Dann's career has spanned more than 30 years and taken him from radio and television in the San Francisco Bay Area to producer for Dateline NBC and CNBC. He also has done freelance investigative reporting for the Los Angeles Times and Rolling Stone.
"When I got into it, Watergate was this great moment in American journalism," he says. "The opportunity to follow in Woodward and Bernstein's footsteps was what got me into the business."
For CNBC, Dann produced the Emmy-nominated documentary, Marijuana Inc.: Inside America's Pot Industry, which has aired more than 100 times and was the highest-rated documentary in the network's history.

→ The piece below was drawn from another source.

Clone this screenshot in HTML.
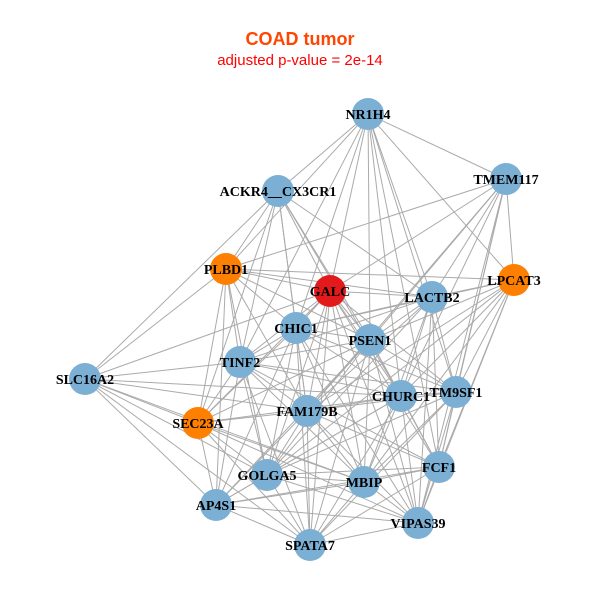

"It wasn't just the acceptability of marijuana, it was the degree to which it had become integrated into our economy, most notably here in Northern California," Dann says. "Is this a good thing or a bad thing? We still don't know. It was a moment where it all got dragged out into the sunlight. Politicians and society in general had to contend with it really as a fait accompli. It kind of forced society to reckon with it."
Through all of the twists and turns of Dann's career and the evolution of the industry, there is one constant: the truth.
"It's really rare that you can make your living by being allowed to tell the truth," Dann says. "We're all seeing how fragile the truth can be, even in a democratic society. I'm so heartened by the courage of the news media right now. It's sort of turning into their finest hour."
Neil Vigdor '95 is the statewide political writer for Hearst Connecticut Media, which owns eight daily newspapers and 11 weeklies in the state and Connecticut Magazine.